Did I miss anything?

I feel that it is important to point out terminology, especially at the service disconnect. So I would say, grounded bus, and bonded to the grounded conductor. Part of my reasoning is that in all other enclosures you do a similar thing and even green help generally gets this information quickly. That is bonding all metal parts together to the "grounding conductor" Often referred to as grounding the enclosure. At the service disconnect is where the grounding conductor and the grounded conductor diverge. So that additional level of ensuring that the enclosure is bonded to the grounded conductor needs to be ensured.
 

DBoone

Senior Member
Location
Mississippi
Occupation
General Contractor
Correct you are bonding the enclosure. The bonding jumper is just the starting point for the entire equipment grounding conductor network. Any enclosure ahead of the bonding jumper (primarily dealing with services here) is bonded to the grounded conductor and there is no EGC. At the service equipment they are basically the same thing - except the grounded conductor can not rely on the enclosure as part of it's current path, but the equipment grounding conductor can.


:thumbsup:
 

DBoone

Senior Member
Location
Mississippi
Occupation
General Contractor
I feel that it is important to point out terminology, especially at the service disconnect. So I would say, grounded bus, and bonded to the grounded conductor.

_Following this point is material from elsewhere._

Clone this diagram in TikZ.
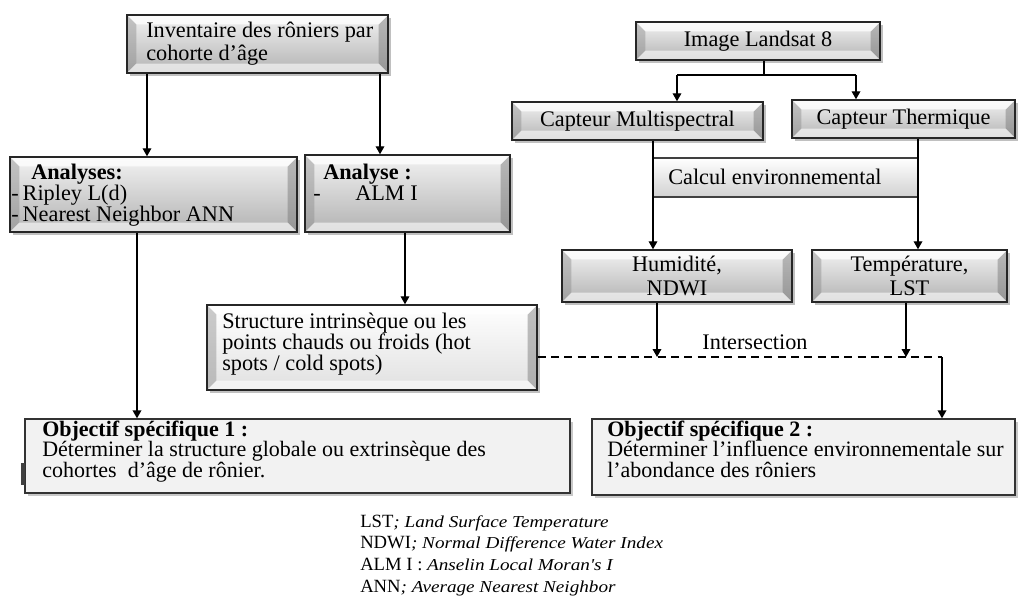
\documentclass[tikz,border=0pt]{standalone}
\usepackage{fontspec}
\setmainfont{Liberation Serif}
\newfontfamily\legit{Liberation Serif}[FakeStretch=1.15]
\usetikzlibrary{arrows.meta,fit,shadows}
\begin{document}
\begin{tikzpicture}[x=0.75pt,y=-0.75pt,
  bevel/.style={draw=black!85, line width=1.1pt, inner sep=0pt, top color=black!5, bottom color=black!30,
    drop shadow={shadow xshift=2.5pt, shadow yshift=-2.5pt, opacity=0.35, fill=black!70},
    path picture={
      \fill[black!45, fill opacity=0.45] (path picture bounding box.south west) -- (path picture bounding box.north west) -- ++(7pt,-7pt) -- ([shift={(7pt,7pt)}]path picture bounding box.south west) -- cycle;
      \fill[black!55, fill opacity=0.45] (path picture bounding box.south east) -- (path picture bounding box.north east) -- ++(-7pt,-7pt) -- ([shift={(-7pt,7pt)}]path picture bounding box.south east) -- cycle;
      \fill[white, fill opacity=0.75] (path picture bounding box.north west) -- (path picture bounding box.north east) -- ++(-7pt,-7pt) -- ([shift={(7pt,-7pt)}]path picture bounding box.north west) -- cycle;
      \fill[white, fill opacity=0.6] (path picture bounding box.south west) -- (path picture bounding box.south east) -- ++(-7pt,7pt) -- ([shift={(7pt,7pt)}]path picture bounding box.south west) -- cycle;
    }},
  lightbevel/.style={bevel, top color=white, bottom color=black!12},
  objbox/.style={draw=black!80, line width=1pt, inner sep=0pt, fill=black!5,
    drop shadow={shadow xshift=2.5pt, shadow yshift=-2.5pt, opacity=0.3, fill=black!70}},
  calcbox/.style={draw=black!75, line width=1pt, inner sep=0pt, top color=white, bottom color=black!18},
  txt/.style={inner sep=0pt, font=\fontsize{16.7}{18}\selectfont},
  otxt/.style={inner sep=0pt, font=\fontsize{16.5}{18}\selectfont},
  leg/.style={inner sep=0pt, font=\fontsize{14}{16}\selectfont},
  arr/.style={line width=1pt, -{Triangle[length=6pt,width=6.5pt]}},
  ln/.style={line width=1pt}
]
\useasboundingbox[fill=white] (0,0) rectangle (1018,599);

% boxes
\node[bevel, fit={(127,15) (388,73)}] (A) {};
\node[bevel, fit={(10,157) (297,232)}] (B) {};
\node[bevel, fit={(305,155) (510,232)}] (C) {};
\node[lightbevel, fit={(207,305) (537,390)}] (S) {};
\node[bevel, fit={(636,22) (880,60)}] (L) {};
\node[bevel, fit={(512,102) (763,140)}] (M) {};
\node[bevel, fit={(792,100) (1015,138)}] (T) {};
\node[calcbox, fit={(653,158) (918,197)}] (K) {};
\node[bevel, fit={(562,250) (792,302)}] (H) {};
\node[bevel, fit={(812,250) (1007,302)}] (P) {};
\node[objbox, fit={(25,419) (570,493)}] (O1) {};
\node[objbox, fit={(592,419) (1015,495)}] (O2) {};
\fill[black!75] (21,463) rectangle (25,485);

% texts
\node[txt, anchor=base west] (tA1) at (146,38) {Inventaire des rôniers par};
\node[txt, anchor=base west] (tA2) at (146,61) {cohorte d'âge};
\node[txt, anchor=base west] (tB1) at (31,180) {\textbf{Analyses:}};
\node[txt, anchor=base west] (tB2) at (11,201) {-\hspace{3pt}Ripley L(d)};
\node[txt, anchor=base west] (tB3) at (11,222) {-\hspace{3pt}Nearest Neighbor ANN};
\node[txt, anchor=base west] (tC1) at (323,180) {\textbf{Analyse :}};
\node[txt, anchor=base west] (tC2) at (313,201) {-};
\node[txt, anchor=base west] (tC3) at (355,201) {ALM I};
\node[txt, anchor=base west] (tS1) at (222,328) {Structure intrinsèque ou les};
\node[txt, anchor=base west] (tS2) at (222,349) {points chauds ou froids (hot};
\node[txt, anchor=base west] (tS3) at (222,370) {spots / cold spots)};
\node[txt] (tL) at (L.center) {Image Landsat 8};
\node[txt] (tM) at (M.center) {Capteur Multispectral};
\node[txt] (tT) at (T.center) {Capteur Thermique};
\node[txt, anchor=west] (tK) at (668,177) {Calcul environnemental};
\node[txt, align=center] (tH) at (H.center) {Humidité,\\NDWI};
\node[txt, align=center] (tP) at (P.center) {Température,\\LST};
\node[txt] (tI) at (755,342) {Intersection};
\node[otxt, anchor=base west] (tO11) at (42,436) {\textbf{Objectif spécifique 1 :}};
\node[otxt, anchor=base west] (tO12) at (42,456) {Déterminer la structure globale ou extrinsèque des};
\node[otxt, anchor=base west] (tO13) at (42,477) {cohortes \ d'âge de rônier.};
\node[otxt, anchor=base west] (tO21) at (607,436) {\textbf{Objectif spécifique 2 :}};
\node[otxt, anchor=base west] (tO22) at (607,456) {Déterminer l'influence environnementale sur};
\node[otxt, anchor=base west] (tO23) at (607,477) {l'abondance des rôniers};

% legend
\node[leg, anchor=base west] (g1) at (360,527) {LST{\legit\itshape\fontsize{12.5}{14}\selectfont ; Land Surface Temperature}};
\node[leg, anchor=base west] (g2) at (360,548) {NDWI{\legit\itshape\fontsize{12.5}{14}\selectfont ; Normal Difference Water Index}};
\node[leg, anchor=base west] (g3) at (360,570) {ALM I : {\legit\itshape\fontsize{12.5}{14}\selectfont Anselin Local Moran's I}};
\node[leg, anchor=base west] (g4) at (360,592) {ANN{\legit\itshape\fontsize{12.5}{14}\selectfont ; Average Nearest Neighbor}};

% column coordinates
\coordinate (x1) at (147,0);
\coordinate (x2) at (380,0);
\coordinate (x3) at (137,0);
\coordinate (x4) at (405,0);
\coordinate (x5) at (764,0);
\coordinate (x6) at (677,0);
\coordinate (x7) at (856,0);
\coordinate (x8) at (653,0);
\coordinate (x9) at (918,0);
\coordinate (x10) at (657,0);
\coordinate (x11) at (906,0);
\coordinate (x12) at (942,0);
\coordinate (dy) at (0,357);
\coordinate (by) at (0,75);

% connectors
\draw[arr] (A.south -| x1) -- (B.north -| x1);
\draw[arr] (A.south -| x2) -- (C.north -| x2);
\draw[arr] (B.south -| x3) -- (O1.north -| x3);
\draw[arr] (C.south -| x4) -- (S.north -| x4);
\draw[ln] (L.south -| x5) -- (by -| x5);
\draw[ln] (by -| x6) -- (by -| x7);
\draw[arr] (by -| x6) -- (M.north -| x6);
\draw[arr] (by -| x7) -- (T.north -| x7);
\draw[arr] (M.south -| x8) -- (H.north -| x8);
\draw[arr] (T.south -| x9) -- (P.north -| x9);
\coordinate (hd) at (dy -| x10);
\coordinate (pd) at (dy -| x11);
\coordinate (jd) at (dy -| x12);
\draw[arr] (H.south -| x10) -- (hd);
\draw[arr] (P.south -| x11) -- (pd);
\draw[line width=1pt, dash pattern=on 6pt off 4pt] (S.east |- dy) -- (jd);
\draw[arr] (jd) -- (O2.north -| x12);
\end{tikzpicture}
\end{document}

Part of my reasoning is that in all other enclosures you do a similar thing and even green help generally gets this information quickly. That is bonding all metal parts together to the "grounding conductor" Often referred to as grounding the enclosure. At the service disconnect is where the grounding conductor and the grounded conductor diverge. So that additional level of ensuring that the enclosure is bonded to the grounded conductor needs to be ensured.


:thumbsup:

BTW, I'm over to the west of you. Vacationing in Destin. Headed home today. Great weather.